We both see a high degree of order. You, I gather, see a Mind from outside
the system intervening top-down to produce an echo of Its own order. I,
like most of the scientists in the world, see the painfully cruel accretion
organization over billions of years from a state of utter noise, driven
ultimately by gravitational and other energetic gradients in an expanding
universe. Whether or not there are ancillary aspects of the universal
substrate conducting to spontaneous order (as, say, Stuart Kauffman
argues), the fact remains that darwinian selection is the best available
explanation for the diversity of phenomena we observe - including, as Lee
Smolin and others argue, the very features of the local universe that
conduce to organic life evolving in the first place.
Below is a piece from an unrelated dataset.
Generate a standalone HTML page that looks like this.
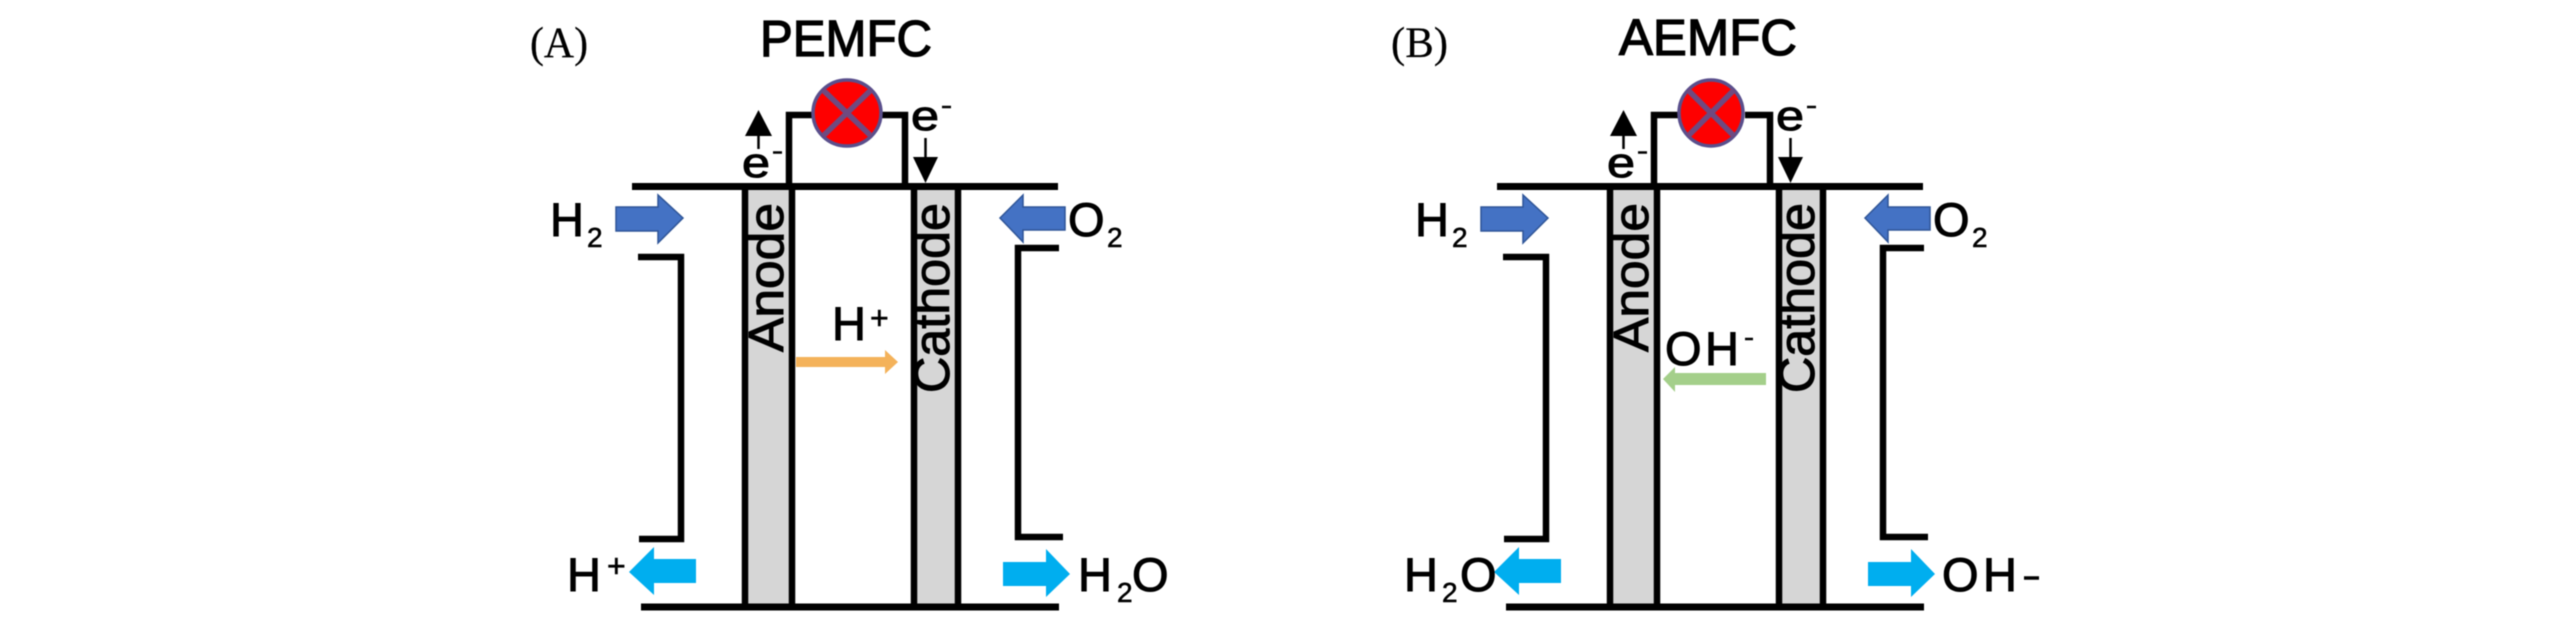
<!DOCTYPE html>
<html>
<head>
<meta charset="utf-8">
<style>
html,body{margin:0;padding:0;background:#fff;width:2567px;height:630px;overflow:hidden}
svg{display:block;filter:blur(0.6px)}
text{font-family:"Liberation Sans",sans-serif;fill:#000;stroke:#000;stroke-width:1}
.serif{font-family:"Liberation Serif",serif;font-size:43px;stroke-width:0.2}
.big{font-size:47px}
.sub{font-size:28px;stroke-width:0.6}
.sup{font-size:32px;stroke-width:0.6}
.title{font-size:51px;stroke-width:1.3}
.wire{stroke:#000;stroke-width:6.5;fill:none}
.thick{stroke:#000;stroke-width:7;fill:none}
.blue{fill:#4472c4;stroke:#2f5597;stroke-width:1.5}
.cyan{fill:#00aeef}
</style>
</head>
<body>
<svg width="2567" height="630" viewBox="0 0 2567 630" xmlns="http://www.w3.org/2000/svg">
<defs>
<g id="cell">
  <!-- electrodes -->
  <rect x="745" y="186" width="47" height="421" fill="#d6d6d6"/>
  <rect x="914" y="186" width="44" height="421" fill="#d6d6d6"/>
  <path class="wire" d="M745 186V607M792 186V607M914 186V607M958 186V607"/>
  <!-- top and bottom plates -->
  <path class="thick" d="M632 186.500H1058M641 607H1059"/>
  <rect x="679" y="186" width="5" height="4" fill="#000"/>
  <!-- brackets -->
  <path class="wire" d="M638 257H681V539H639"/>
  <path class="wire" d="M1059 248H1018V537H1063"/>
  <!-- wire -->
  <path class="wire" d="M789 186V115H815M880 115H905V186"/>
  <!-- inlet arrows -->
  <path class="blue" d="M616 207H658V195L683 218L658 243V231H616Z"/>
  <path class="blue" d="M1065 207H1023V195L1000 218L1023 242V230H1065Z"/>
  <!-- outlet arrows -->
  <path class="cyan" d="M696 559H654V547L629 572L654 595V583H696Z"/>
  <path class="cyan" d="M1003 562H1046V549L1070 574L1046 597V586H1003Z"/>
  <!-- electron arrows -->
  <path d="M745 136L758.500 110L772 136Z" fill="#000"/>
  <path d="M758.500 134V149" stroke="#000" stroke-width="2.500"/>
  <path d="M925.500 138V160" stroke="#000" stroke-width="2.500"/>
  <path d="M913 157H938L925.500 183Z" fill="#000"/>
  <text x="742" y="177" class="big" textLength="28" lengthAdjust="spacingAndGlyphs" style="font-size:42px">e</text>
  <path d="M773 152.500H782" stroke="#000" stroke-width="2.500"/>
  <text x="911" y="130" class="big" textLength="28" lengthAdjust="spacingAndGlyphs" style="font-size:42px">e</text>
  <path d="M942 107H951" stroke="#000" stroke-width="2.500"/>
  <!-- electrode labels -->
  <text transform="translate(783 352) rotate(-90)" class="big" textLength="149" lengthAdjust="spacingAndGlyphs" style="font-size:49px">Anode</text>
  <text transform="translate(949 393) rotate(-90)" class="big" textLength="190" lengthAdjust="spacingAndGlyphs" style="font-size:50px">Cathode</text>
  <!-- H2, O2 -->
  <text x="550" y="236" class="big">H</text>
  <text x="587" y="247" class="sub">2</text>
  <text x="1068" y="236" class="big">O</text>
  <text x="1107" y="247" class="sub">2</text>
</g>
</defs>

<use href="#cell"/>
<use href="#cell" x="865"/>

<!-- lamps -->
<g stroke="#5a4f8c" fill="none">
  <ellipse cx="847" cy="113" rx="34" ry="33" fill="#fe0000" stroke-width="3.500"/>
  <path d="M823 90L871 136M871 90L823 136" stroke="#6f4a80" stroke-width="5.500"/>
  <ellipse cx="1711" cy="113" rx="32" ry="33" fill="#fe0000" stroke-width="3.500"/>
  <path d="M1688 90L1734 136M1734 90L1688 136" stroke="#6f4a80" stroke-width="5.500"/>
</g>

<!-- Panel A text -->
<text x="530" y="57" class="serif" textLength="58" lengthAdjust="spacingAndGlyphs">(A)</text>
<text x="760" y="56" class="title" textLength="172" lengthAdjust="spacingAndGlyphs">PEMFC</text>
<text x="832" y="340" class="big">H</text>
<text x="870" y="329" class="sup">+</text>
<path d="M796 357H885V350L898 362L885 374V367H796Z" fill="#f4b25a"/>
<text x="567" y="591" class="big">H</text>
<text x="607" y="577" class="sup">+</text>
<text x="1078" y="591" class="big">H</text>
<text x="1117" y="602" class="sub">2</text>
<text x="1132" y="591" class="big">O</text>

<!-- Panel B text -->
<text x="1391" y="57" class="serif" textLength="57" lengthAdjust="spacingAndGlyphs">(B)</text>
<text x="1619" y="55" class="title" textLength="178" lengthAdjust="spacingAndGlyphs">AEMFC</text>
<text x="1665" y="365" class="big">O</text>
<text x="1705" y="365" class="big">H</text>
<path d="M1745 339H1753" stroke="#000" stroke-width="2.500"/>
<path d="M1766 373H1675V367L1663 379L1675 392V385H1766Z" fill="#a4cf8a"/>
<text x="1404" y="591" class="big">H</text>
<text x="1442" y="602" class="sub">2</text>
<text x="1460" y="591" class="big">O</text>
<text x="1942" y="591" class="big">O</text>
<text x="1983" y="591" class="big">H</text>
<path d="M2024 578H2039" stroke="#000" stroke-width="3.500"/>
</svg>
</body>
</html>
This last is not an Intelligent Mind reaching out of Platoland to stir the
muck with a Finger; it's a cosmic crap shoot where even the very unlikely
happens eventually. At this enormous level, yes, it's happenstance. Beyond
that, once the substrate emerges, everything is randomness *plus* that
ceaseless selective sieve, and the great energy gradient powering it all.
What's difficult to grasp in this wonderful explanation?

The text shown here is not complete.